→ **Request**: From the listing below, pull out the lines that hold "Python".

→ **Source data**:
++++++++++++++++++++

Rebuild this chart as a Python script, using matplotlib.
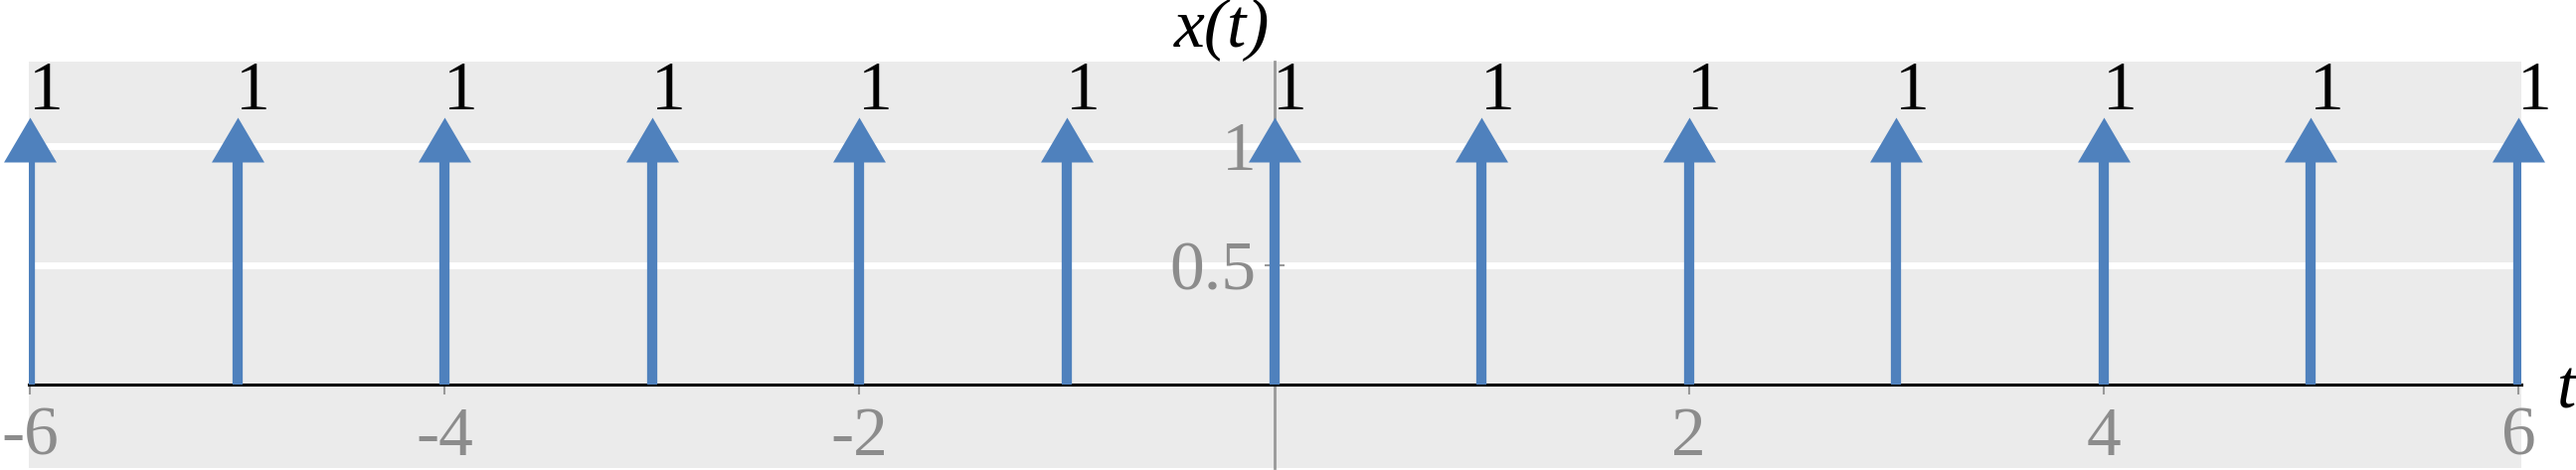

++++++++++++++++++++

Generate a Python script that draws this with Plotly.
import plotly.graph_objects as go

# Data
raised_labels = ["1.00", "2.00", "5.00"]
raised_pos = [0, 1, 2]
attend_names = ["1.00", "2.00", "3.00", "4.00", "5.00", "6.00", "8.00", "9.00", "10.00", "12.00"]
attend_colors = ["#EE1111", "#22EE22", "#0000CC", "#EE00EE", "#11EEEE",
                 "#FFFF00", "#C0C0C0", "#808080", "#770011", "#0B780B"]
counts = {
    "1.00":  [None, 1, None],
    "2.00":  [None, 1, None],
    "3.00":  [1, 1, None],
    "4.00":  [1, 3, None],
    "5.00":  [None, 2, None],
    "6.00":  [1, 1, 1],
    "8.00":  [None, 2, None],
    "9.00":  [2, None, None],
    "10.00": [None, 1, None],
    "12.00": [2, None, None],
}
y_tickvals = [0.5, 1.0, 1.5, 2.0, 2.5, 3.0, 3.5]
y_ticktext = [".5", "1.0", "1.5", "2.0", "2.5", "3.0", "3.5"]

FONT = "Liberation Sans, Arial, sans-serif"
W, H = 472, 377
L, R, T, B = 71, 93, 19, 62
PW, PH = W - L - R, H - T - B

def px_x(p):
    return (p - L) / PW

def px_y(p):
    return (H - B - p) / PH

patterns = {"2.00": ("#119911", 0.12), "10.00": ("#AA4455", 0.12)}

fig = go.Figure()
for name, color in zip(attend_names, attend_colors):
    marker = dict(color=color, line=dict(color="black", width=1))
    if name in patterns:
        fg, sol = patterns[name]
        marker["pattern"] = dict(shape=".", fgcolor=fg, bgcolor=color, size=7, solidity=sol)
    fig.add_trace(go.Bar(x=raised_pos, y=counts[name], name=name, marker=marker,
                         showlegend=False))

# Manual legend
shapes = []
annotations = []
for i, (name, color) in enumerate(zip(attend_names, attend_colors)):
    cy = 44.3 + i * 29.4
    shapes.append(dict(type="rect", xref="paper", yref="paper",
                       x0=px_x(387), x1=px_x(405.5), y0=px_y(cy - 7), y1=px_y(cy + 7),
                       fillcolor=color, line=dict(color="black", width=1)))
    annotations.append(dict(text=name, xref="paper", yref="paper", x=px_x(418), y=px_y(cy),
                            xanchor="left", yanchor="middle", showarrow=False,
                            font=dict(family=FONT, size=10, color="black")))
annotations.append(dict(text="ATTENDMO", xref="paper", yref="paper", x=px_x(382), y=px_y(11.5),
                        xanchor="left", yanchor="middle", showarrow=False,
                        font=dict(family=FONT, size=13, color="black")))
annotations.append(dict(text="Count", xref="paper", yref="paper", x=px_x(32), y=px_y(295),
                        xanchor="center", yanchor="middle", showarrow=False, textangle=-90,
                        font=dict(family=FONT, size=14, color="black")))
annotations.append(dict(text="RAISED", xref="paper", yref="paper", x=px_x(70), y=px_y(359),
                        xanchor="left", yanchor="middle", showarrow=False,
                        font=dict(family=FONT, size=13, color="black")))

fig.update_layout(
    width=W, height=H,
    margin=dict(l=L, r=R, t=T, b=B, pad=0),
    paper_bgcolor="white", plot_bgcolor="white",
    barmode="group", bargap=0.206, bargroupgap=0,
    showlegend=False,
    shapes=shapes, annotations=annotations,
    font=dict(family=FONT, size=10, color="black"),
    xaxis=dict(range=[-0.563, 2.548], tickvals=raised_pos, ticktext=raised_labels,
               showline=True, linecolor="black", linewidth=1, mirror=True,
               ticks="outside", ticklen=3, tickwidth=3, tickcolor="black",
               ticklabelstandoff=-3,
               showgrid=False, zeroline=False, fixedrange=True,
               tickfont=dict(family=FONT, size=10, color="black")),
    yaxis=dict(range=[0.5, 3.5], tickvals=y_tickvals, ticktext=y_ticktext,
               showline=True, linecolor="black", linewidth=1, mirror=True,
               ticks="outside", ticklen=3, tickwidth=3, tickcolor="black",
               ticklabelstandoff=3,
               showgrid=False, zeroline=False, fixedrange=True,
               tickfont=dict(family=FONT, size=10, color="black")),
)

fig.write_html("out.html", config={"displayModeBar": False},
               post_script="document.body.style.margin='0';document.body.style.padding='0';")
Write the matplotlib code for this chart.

++++++++++++++++++++

→ **Correct response**:
Rebuild this chart as a Python script, using matplotlib.
Generate a Python script that draws this with Plotly.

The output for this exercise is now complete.